Under the Hood: How InspectMind Analyzes Construction Drawings

PDFs are the lingua franca of construction. They're what gets permitted, bid, and built. While BIM models are valuable for design coordination, the actual construction documents—the PDFs that contractors receive, that cities approve, that trades build from—are what matter most for catching issues.

Models and drawings often drift apart. Details get added in CAD that never make it back to the model. Dimensions are adjusted. Notes are revised. The PDF is the single source of truth for what the field builds.

• Vector paths: Lines, polylines, arcs, and hatches defined mathematically
• Raster tiles: Scanned elements, images, and photos
• Text layers: Fonts, dimensions, notes, and annotations
• Metadata: Page structure, layers, and document properties

We extract everything the PDF contains—combining vector geometry with raster analysis and text understanding. This lets us understand the document as a whole, not just as pixels on a page.

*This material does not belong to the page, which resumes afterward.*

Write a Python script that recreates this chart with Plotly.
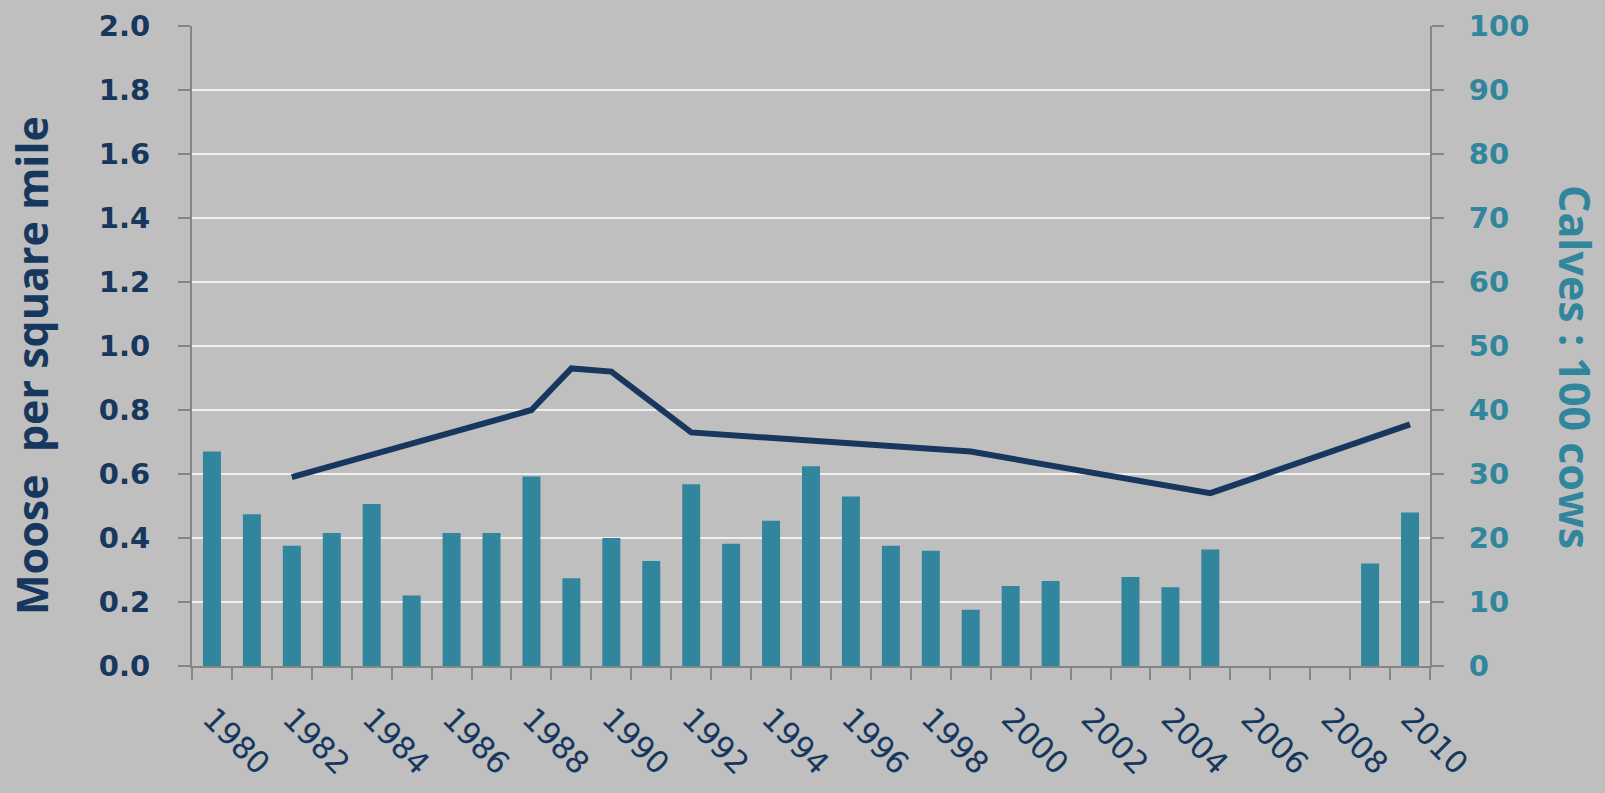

Vector geometry refers to lines, polylines, and curves defined mathematically—not as pixels. When you draw a line in AutoCAD or Revit, it's stored as precise start and end coordinates, not a raster image.

This matters because vector data gives us:

• Exact coordinates, not approximations
• Scale-independent precision
• Geometric relationships (parallel, perpendicular, intersecting)
• Containment and boundary detection

Image-based AI (treating drawings as pictures) can recognize patterns, but it can't measure precisely. Vector extraction lets us:

• Detect dimension values directly from the geometry
• Identify walls, doors, and windows from linework patterns
• Calculate clearance zones with precision
• Verify grid line alignment across sheets

Construction drawings have dense, small text—often rotated, scaled, or overlapping. Standard OCR struggles with:

• Dimension strings with fractions and special characters
• Symbol labels and keynotes at various angles
• Handwritten annotations (in some cases)
• Text overlaid on hatching or backgrounds

We don't just extract text—we understand what type of text it is and how it relates to nearby geometry:

• Dimensions: Associated with specific walls, openings, or clearances
• Notes: Linked to keynotes, specification sections, or details
• Labels: Connected to rooms, equipment, or systems
• Titles: Identifying sheet names, drawing types, and scales

No two firms use identical symbols. A door might be shown ten different ways depending on the CAD standard, the drafter's preference, or the project type. The same electrical receptacle could be a circle, square, or custom graphic.

We detect symbols contextually, not by matching against a fixed library:

• Annotation context: "6-15R" near a receptacle shape = 15A receptacle
• Label interpretation: "GFCI" near outlet = GFCI protection required
• Pattern recognition: Door swings, equipment symbols, plumbing fixtures

Construction documents are interconnected. A floor plan references details, sections reference elevations, schedules reference plans. These references are how information flows—and where coordination breaks down.

• Detail callouts (e.g., 'See A5.2/3')
• Section marks pointing to section sheets
• Elevation references
• Schedule references to specific items

We parse callout references from text and symbols, then map them to actual sheets in the set. This creates a navigation graph that lets us:

• Detect broken references (callout to non-existent detail)
• Compare referenced details to plan context
• Check dimension consistency across views
• Validate schedule entries match plan counts

Given a project location and building type, we determine the applicable codes:

• Location: Determines jurisdiction (IBC, CBC, NYC Building Code, etc.)
• Building type: Determines occupancy classification and requirements
• Detected elements: Trigger specific code sections (stairs, ramps, egress, electrical)

We maintain databases of building codes including IBC, IRC, NEC, ADA, and state-specific codes. When we detect a relevant condition (e.g., a stair, an electrical panel, an accessible restroom), we retrieve the applicable requirements.

Generating a drawing with AI is extremely hard. If it's 80% correct, it's still unusable—it must be redesigned to fully meet code, coordination, and constructability requirements.

Checking a drawing is a perfect AI use case. If AI catches 4 out of 5 real issues, that's immediate, tangible value: fewer RFIs, fewer revisions, less rework, less risk.

You're not asking AI to replace engineers or designers. You're asking it to do what machines are great at: reviewing large amounts of information, spotting inconsistencies, and flagging risks humans might miss.

In probabilistic workflows, 80% accuracy is a superpower. In deterministic ones, it's a failure. This distinction matters—and it's where AI delivers ROI today, not someday.

We'd rather miss an edge case than flood you with noise. Every finding requires multiple signals before flagging, and we maintain confidence scoring on every finding.

Every finding is designed for human review:

• Specific sheet references and locations
• Visual evidence (cropped views of the issue)
• Code citations where applicable
• Ability to mark false positives for learning

We learn from production data—common false positive patterns, edge cases that need human judgment, and new drawing conventions. The system improves over time.